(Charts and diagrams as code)

##############################

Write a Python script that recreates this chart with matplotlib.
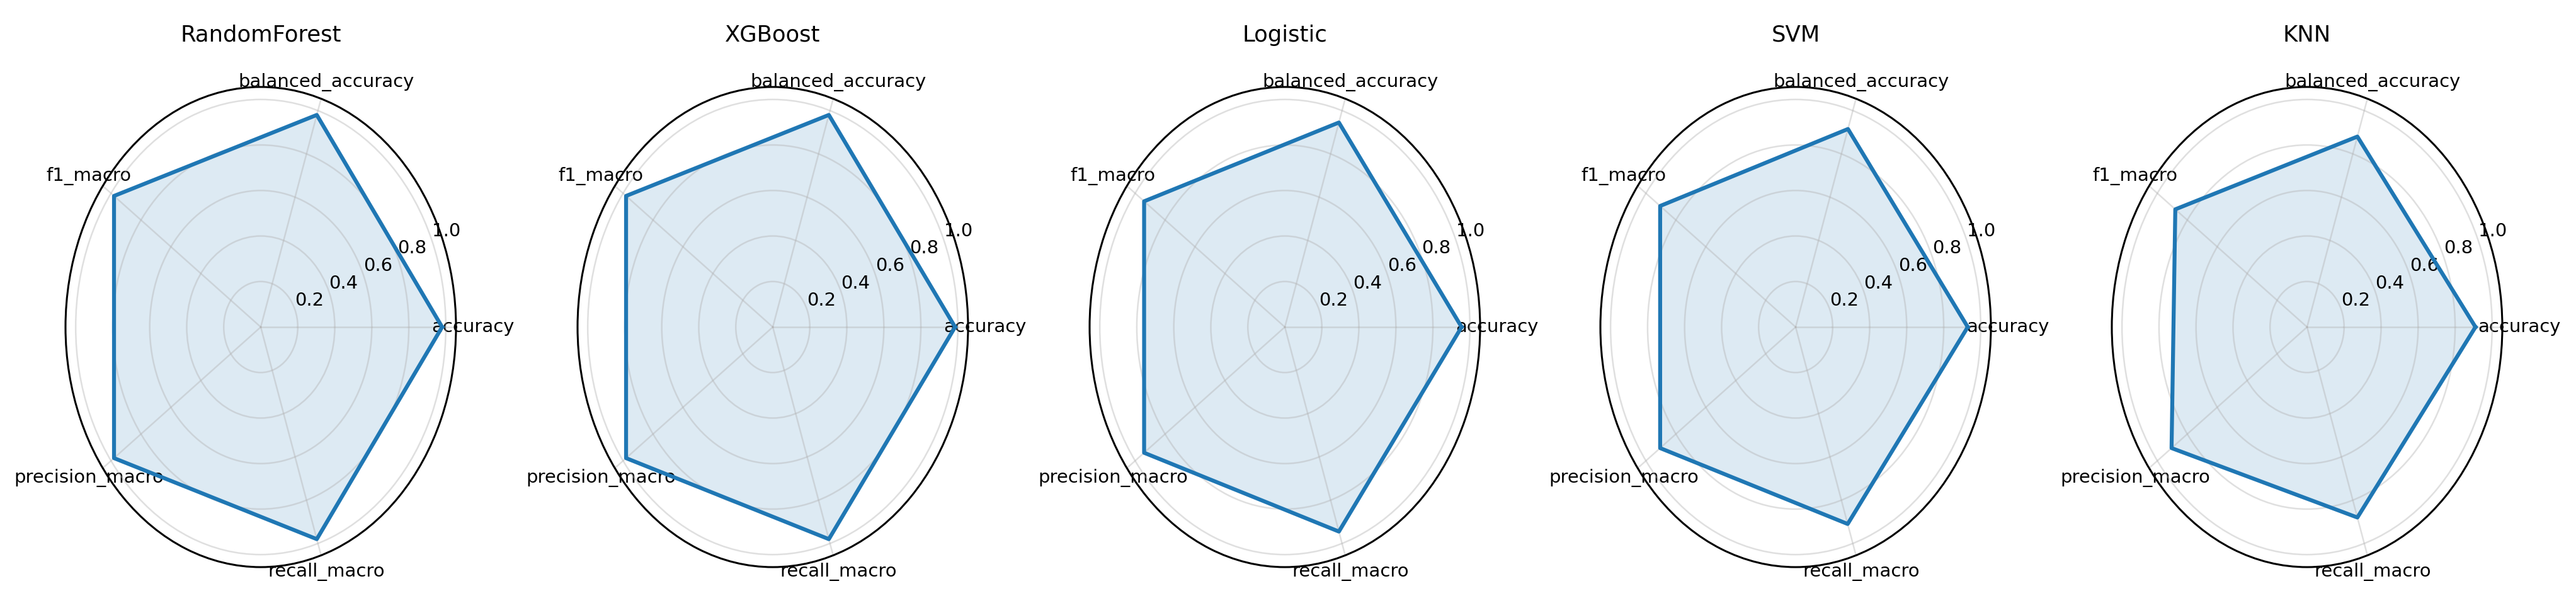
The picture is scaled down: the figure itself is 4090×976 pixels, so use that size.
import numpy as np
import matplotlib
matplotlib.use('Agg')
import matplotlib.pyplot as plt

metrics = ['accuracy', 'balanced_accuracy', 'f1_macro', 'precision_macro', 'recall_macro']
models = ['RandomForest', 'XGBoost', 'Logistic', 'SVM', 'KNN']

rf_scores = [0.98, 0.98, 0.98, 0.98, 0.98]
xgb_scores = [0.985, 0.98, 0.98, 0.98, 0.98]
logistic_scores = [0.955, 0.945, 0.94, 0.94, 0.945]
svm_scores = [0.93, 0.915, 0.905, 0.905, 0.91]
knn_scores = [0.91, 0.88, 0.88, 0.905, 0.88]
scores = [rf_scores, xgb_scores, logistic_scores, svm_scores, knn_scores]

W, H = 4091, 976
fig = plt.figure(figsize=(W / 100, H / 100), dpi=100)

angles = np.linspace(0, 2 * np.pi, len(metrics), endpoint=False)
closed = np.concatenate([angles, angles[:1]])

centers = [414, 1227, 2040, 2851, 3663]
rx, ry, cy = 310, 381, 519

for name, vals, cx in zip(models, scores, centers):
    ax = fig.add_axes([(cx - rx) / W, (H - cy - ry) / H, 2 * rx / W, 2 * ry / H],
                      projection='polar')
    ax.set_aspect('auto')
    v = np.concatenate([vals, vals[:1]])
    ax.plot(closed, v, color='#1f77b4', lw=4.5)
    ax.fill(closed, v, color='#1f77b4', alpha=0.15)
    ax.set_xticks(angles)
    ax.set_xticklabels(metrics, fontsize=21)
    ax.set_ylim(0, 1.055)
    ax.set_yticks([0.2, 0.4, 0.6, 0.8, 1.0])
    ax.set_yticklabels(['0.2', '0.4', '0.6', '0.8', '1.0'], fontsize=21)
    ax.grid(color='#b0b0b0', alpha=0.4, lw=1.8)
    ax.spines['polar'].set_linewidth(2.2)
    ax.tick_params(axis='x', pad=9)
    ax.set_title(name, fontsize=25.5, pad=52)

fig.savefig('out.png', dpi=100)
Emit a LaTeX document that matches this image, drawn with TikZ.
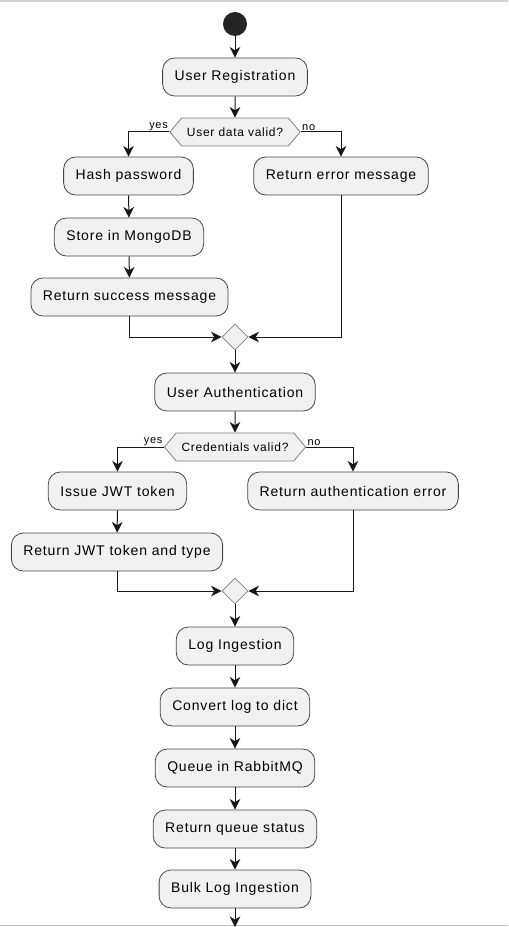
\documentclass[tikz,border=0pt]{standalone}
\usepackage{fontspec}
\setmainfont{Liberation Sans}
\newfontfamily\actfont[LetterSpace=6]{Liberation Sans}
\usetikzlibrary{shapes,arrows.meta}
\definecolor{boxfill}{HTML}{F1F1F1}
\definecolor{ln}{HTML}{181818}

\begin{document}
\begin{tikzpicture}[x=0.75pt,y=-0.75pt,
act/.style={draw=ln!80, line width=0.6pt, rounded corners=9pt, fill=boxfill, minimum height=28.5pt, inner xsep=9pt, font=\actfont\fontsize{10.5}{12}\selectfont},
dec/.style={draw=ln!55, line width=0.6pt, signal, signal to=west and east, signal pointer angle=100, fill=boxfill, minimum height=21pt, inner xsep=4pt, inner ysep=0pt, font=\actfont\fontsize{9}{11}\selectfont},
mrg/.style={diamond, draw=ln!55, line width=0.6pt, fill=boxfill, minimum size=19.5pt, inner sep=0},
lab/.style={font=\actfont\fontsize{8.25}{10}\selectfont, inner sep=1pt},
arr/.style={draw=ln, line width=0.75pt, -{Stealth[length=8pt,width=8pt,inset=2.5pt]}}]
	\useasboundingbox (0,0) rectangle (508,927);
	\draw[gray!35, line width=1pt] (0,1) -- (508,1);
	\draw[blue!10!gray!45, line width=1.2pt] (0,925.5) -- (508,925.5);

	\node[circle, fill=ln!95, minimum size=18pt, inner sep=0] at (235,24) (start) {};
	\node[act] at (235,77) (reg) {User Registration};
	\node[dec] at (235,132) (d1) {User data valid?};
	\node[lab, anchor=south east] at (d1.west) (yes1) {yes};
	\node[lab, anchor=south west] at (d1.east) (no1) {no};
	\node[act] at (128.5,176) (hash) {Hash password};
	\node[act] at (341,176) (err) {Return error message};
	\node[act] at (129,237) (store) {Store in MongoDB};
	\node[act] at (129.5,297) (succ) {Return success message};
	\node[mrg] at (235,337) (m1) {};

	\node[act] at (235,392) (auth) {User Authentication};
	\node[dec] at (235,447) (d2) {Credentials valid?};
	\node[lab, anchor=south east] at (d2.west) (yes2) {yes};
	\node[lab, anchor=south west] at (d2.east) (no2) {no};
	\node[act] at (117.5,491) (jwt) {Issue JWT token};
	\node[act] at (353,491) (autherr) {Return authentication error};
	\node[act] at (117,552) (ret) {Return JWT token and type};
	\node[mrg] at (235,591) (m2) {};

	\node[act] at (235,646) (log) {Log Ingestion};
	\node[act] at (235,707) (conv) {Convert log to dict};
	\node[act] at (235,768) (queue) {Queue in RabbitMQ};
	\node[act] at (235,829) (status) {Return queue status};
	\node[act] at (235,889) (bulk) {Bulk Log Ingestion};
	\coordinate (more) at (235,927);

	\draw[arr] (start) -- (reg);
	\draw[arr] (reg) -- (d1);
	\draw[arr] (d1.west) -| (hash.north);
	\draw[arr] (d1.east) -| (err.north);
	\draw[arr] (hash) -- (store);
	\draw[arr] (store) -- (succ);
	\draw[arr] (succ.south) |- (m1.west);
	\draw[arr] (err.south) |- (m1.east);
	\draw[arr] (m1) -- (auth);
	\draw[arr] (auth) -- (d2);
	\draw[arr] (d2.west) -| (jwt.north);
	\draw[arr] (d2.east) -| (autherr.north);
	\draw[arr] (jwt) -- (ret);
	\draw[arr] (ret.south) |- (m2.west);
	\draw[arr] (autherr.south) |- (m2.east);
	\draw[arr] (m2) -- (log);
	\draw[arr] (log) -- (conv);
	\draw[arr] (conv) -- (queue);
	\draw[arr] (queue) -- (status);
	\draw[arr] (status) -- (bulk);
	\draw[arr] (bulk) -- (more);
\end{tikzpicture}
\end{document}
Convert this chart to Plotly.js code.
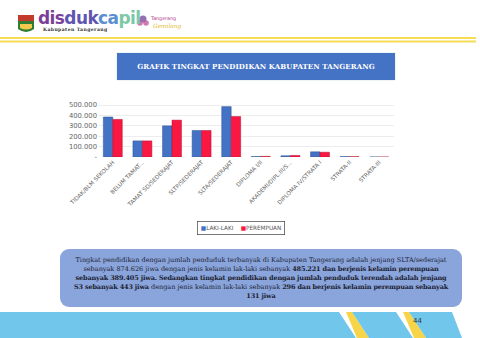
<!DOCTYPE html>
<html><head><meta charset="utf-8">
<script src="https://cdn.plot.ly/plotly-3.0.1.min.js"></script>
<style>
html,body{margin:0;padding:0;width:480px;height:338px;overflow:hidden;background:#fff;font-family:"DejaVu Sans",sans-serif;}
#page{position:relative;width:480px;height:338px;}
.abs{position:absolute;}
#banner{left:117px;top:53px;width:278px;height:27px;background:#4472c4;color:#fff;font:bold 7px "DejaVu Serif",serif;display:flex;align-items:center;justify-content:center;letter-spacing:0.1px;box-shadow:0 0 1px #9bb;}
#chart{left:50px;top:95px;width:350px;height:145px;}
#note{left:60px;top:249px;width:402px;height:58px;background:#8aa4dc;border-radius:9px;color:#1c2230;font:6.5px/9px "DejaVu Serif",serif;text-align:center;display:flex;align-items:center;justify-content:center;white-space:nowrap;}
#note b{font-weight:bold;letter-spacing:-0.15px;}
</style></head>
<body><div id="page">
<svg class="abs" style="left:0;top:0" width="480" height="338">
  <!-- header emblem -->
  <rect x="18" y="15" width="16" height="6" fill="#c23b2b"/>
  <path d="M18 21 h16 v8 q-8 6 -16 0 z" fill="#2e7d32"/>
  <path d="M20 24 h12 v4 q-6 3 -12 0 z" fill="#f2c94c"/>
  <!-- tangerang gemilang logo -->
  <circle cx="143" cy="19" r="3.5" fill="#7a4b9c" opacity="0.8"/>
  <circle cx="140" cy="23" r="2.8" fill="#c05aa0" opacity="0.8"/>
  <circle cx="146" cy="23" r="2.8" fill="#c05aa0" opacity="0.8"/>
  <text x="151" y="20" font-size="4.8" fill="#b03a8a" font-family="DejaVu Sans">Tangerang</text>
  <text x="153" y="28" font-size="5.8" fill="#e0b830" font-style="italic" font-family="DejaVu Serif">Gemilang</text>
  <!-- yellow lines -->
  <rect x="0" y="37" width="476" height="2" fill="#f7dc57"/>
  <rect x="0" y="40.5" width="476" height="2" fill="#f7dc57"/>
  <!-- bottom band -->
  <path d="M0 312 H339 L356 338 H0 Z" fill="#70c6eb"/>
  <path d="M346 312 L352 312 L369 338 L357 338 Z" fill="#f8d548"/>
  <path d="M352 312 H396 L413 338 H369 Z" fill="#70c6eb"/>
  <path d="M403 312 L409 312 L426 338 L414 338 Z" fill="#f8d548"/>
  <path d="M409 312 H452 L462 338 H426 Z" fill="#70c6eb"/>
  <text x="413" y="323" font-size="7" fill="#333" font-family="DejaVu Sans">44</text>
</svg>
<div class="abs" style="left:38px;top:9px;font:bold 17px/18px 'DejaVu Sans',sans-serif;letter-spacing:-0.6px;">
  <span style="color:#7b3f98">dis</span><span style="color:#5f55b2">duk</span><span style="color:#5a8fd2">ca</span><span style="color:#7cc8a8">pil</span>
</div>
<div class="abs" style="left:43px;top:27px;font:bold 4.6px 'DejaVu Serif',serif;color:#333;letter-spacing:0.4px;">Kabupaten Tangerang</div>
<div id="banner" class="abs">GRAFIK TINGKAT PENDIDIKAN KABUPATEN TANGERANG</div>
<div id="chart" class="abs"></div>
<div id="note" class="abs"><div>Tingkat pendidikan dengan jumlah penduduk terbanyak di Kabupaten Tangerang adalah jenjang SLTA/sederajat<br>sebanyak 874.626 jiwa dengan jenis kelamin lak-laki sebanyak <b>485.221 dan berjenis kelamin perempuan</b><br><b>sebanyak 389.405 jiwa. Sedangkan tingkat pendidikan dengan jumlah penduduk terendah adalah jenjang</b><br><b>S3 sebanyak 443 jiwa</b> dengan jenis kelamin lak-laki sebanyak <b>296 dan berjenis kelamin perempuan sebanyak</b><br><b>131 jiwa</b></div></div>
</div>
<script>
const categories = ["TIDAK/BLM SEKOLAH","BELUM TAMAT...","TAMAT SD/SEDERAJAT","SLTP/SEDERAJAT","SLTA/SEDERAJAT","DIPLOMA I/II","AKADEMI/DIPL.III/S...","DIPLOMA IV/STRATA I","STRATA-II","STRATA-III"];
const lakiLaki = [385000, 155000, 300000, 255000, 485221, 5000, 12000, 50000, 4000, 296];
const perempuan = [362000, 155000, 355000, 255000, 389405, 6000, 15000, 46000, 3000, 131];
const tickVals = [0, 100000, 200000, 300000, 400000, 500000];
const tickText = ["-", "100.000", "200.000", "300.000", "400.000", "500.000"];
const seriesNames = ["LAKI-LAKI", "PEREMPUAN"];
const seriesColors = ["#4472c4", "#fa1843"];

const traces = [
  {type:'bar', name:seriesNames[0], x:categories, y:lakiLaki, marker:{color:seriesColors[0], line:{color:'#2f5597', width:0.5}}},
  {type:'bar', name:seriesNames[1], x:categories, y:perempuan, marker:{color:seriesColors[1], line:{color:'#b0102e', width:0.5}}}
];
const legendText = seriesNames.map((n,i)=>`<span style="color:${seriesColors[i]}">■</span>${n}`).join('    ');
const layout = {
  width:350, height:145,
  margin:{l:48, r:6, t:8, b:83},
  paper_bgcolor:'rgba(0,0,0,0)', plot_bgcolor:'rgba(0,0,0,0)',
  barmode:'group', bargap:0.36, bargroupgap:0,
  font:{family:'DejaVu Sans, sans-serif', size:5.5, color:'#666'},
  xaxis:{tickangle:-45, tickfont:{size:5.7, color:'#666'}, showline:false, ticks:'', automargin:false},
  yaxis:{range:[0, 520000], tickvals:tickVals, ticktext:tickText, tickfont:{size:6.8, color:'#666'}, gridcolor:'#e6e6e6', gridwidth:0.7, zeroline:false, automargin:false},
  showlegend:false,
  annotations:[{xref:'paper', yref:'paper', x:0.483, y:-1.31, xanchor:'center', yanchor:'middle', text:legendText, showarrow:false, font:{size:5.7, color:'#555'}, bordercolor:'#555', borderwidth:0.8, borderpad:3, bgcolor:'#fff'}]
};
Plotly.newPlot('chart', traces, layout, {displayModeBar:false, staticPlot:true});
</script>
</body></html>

##############################

SHORT TASK
Only the lines from the one containing "The picture is" to the one containing "models = ['RandomForest', 'XGBoost', 'Logistic', 'SVM', 'KNN']" are to be printed, both ends included, exactly as written.

ANSWER
The picture is scaled down: the figure itself is 4090×976 pixels, so use that size.
import numpy as np
import matplotlib
matplotlib.use('Agg')
import matplotlib.pyplot as plt

metrics = ['accuracy', 'balanced_accuracy', 'f1_macro', 'precision_macro', 'recall_macro']
models = ['RandomForest', 'XGBoost', 'Logistic', 'SVM', 'KNN']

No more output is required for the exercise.